- **Information shown**
Begin
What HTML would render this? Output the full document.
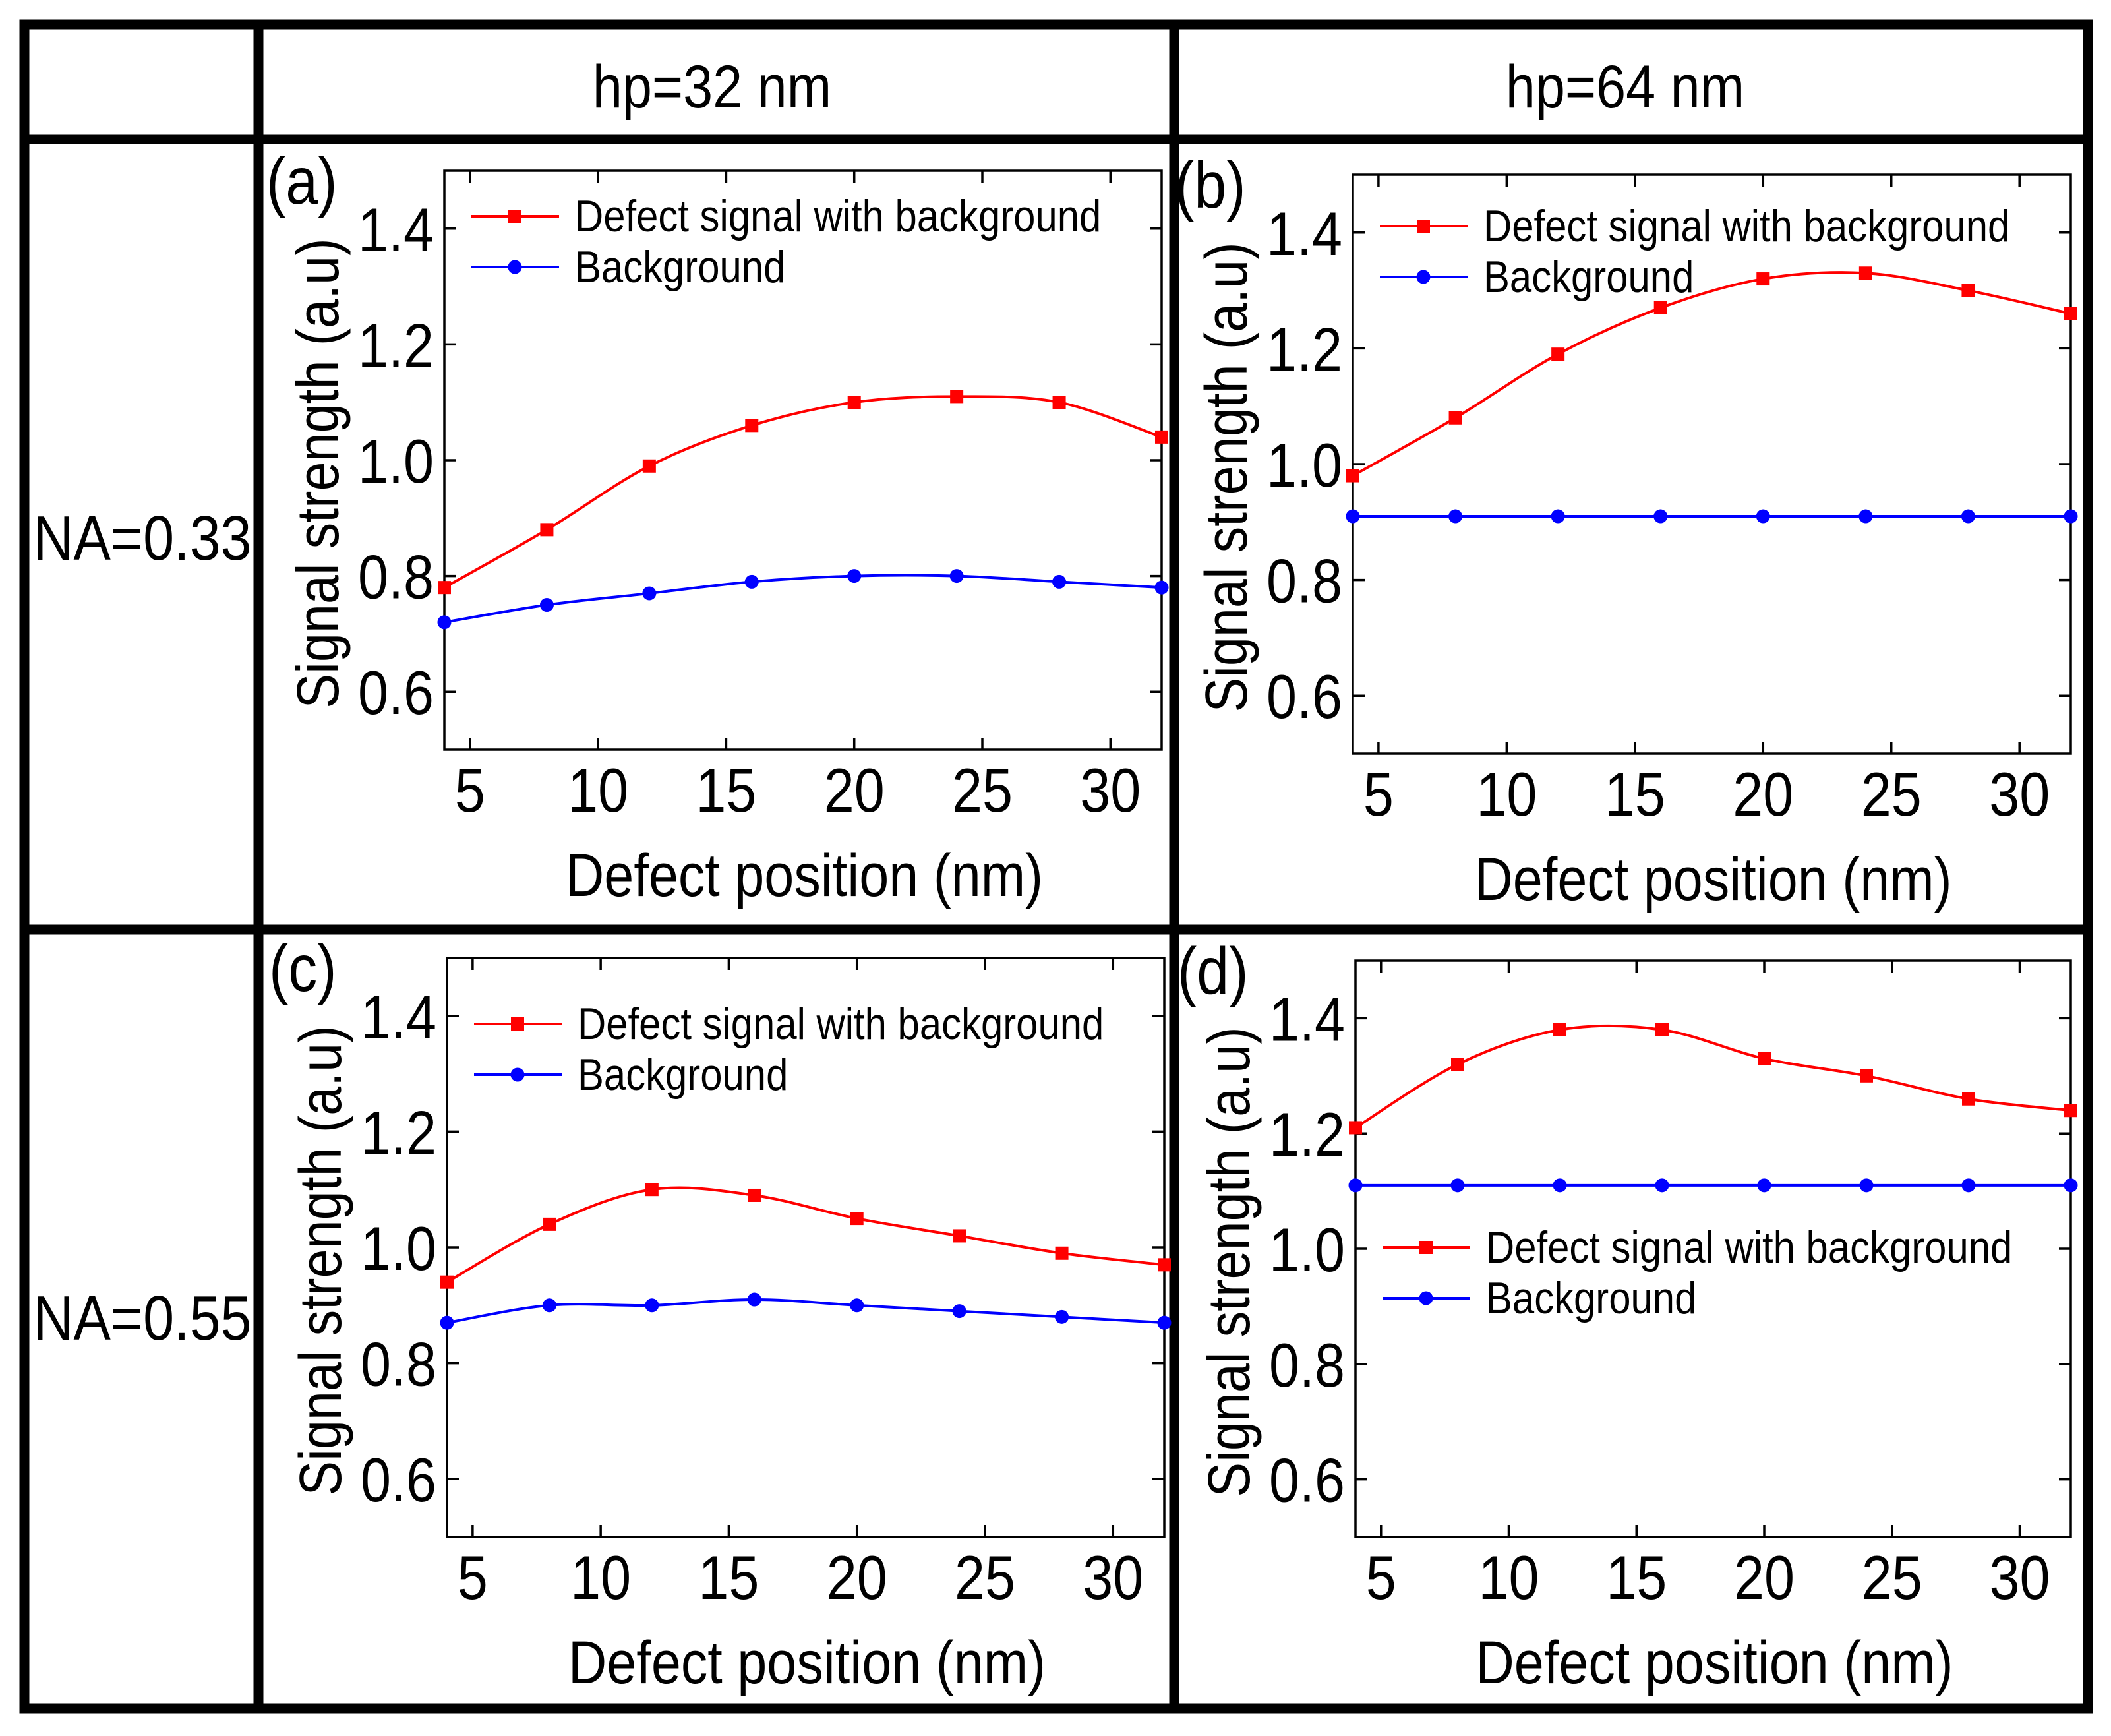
End
Begin
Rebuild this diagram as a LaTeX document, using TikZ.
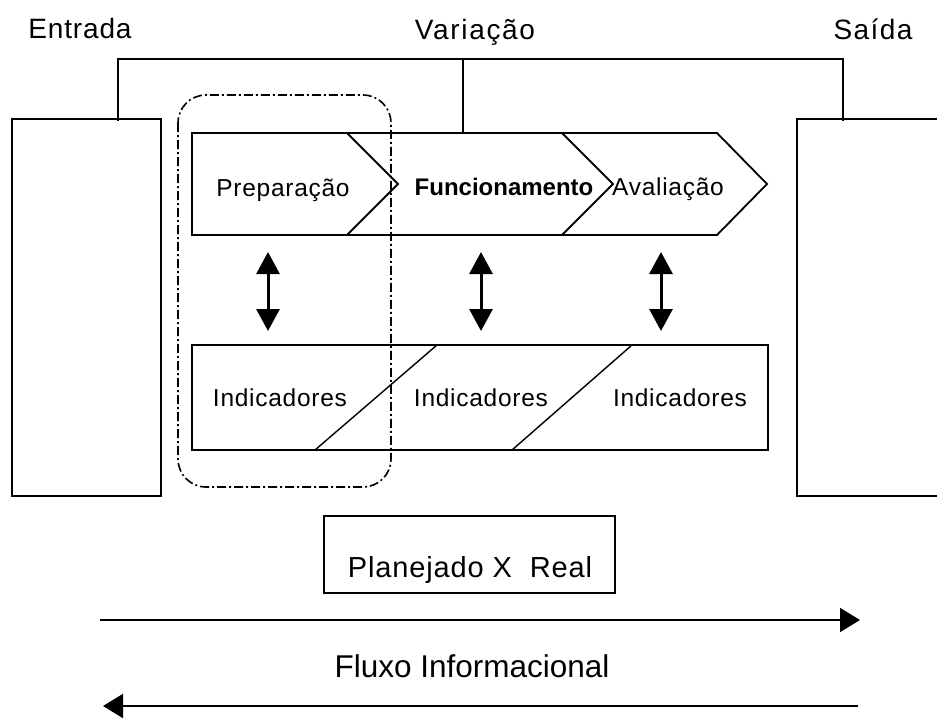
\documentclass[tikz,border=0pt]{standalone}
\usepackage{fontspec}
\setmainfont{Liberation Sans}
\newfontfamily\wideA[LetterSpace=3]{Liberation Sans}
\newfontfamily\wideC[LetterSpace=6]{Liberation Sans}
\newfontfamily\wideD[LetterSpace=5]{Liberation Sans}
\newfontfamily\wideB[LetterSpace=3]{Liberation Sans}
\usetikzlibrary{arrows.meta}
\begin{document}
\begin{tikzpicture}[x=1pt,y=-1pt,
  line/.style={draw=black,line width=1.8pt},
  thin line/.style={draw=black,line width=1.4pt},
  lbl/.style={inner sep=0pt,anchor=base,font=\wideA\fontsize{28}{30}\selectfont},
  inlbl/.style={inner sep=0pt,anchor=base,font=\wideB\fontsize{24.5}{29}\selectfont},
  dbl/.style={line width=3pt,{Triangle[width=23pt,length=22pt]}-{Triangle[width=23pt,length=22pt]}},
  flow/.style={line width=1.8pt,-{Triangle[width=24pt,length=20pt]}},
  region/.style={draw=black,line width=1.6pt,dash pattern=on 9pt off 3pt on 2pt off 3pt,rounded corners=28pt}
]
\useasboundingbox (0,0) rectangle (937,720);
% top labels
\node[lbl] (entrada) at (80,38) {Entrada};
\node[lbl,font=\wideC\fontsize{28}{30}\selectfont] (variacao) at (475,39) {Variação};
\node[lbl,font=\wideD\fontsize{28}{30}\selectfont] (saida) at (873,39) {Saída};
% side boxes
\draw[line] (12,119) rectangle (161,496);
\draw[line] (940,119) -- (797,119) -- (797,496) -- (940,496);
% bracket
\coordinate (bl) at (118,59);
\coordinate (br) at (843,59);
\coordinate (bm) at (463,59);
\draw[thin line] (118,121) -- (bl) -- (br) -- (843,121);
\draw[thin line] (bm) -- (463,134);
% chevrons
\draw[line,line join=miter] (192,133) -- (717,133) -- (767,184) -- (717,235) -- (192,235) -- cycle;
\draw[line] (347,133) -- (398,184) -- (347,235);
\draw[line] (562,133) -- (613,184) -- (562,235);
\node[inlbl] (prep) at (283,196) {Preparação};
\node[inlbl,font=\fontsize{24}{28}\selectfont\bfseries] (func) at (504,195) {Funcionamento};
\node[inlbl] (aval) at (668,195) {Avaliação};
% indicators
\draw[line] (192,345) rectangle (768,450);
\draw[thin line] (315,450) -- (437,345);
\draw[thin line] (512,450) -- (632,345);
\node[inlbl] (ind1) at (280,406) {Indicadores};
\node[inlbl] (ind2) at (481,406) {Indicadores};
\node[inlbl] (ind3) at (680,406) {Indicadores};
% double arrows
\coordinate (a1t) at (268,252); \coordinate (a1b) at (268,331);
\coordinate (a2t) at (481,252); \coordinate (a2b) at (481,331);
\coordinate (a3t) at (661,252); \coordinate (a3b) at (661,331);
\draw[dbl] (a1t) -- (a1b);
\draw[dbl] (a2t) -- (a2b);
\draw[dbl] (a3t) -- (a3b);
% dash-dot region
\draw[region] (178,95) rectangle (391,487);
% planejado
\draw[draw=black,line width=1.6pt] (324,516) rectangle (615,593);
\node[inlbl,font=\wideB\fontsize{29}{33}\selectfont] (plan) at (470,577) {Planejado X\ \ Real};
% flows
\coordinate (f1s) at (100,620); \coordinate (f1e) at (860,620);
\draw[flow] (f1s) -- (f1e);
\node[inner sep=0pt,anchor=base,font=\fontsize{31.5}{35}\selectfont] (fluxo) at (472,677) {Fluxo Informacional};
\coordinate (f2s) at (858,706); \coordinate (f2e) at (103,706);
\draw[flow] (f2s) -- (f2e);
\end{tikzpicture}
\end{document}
End
- **What you have to do**
Of all the lines in the entries, how many contain the word "this"? Give only the number.

- **The reply**
2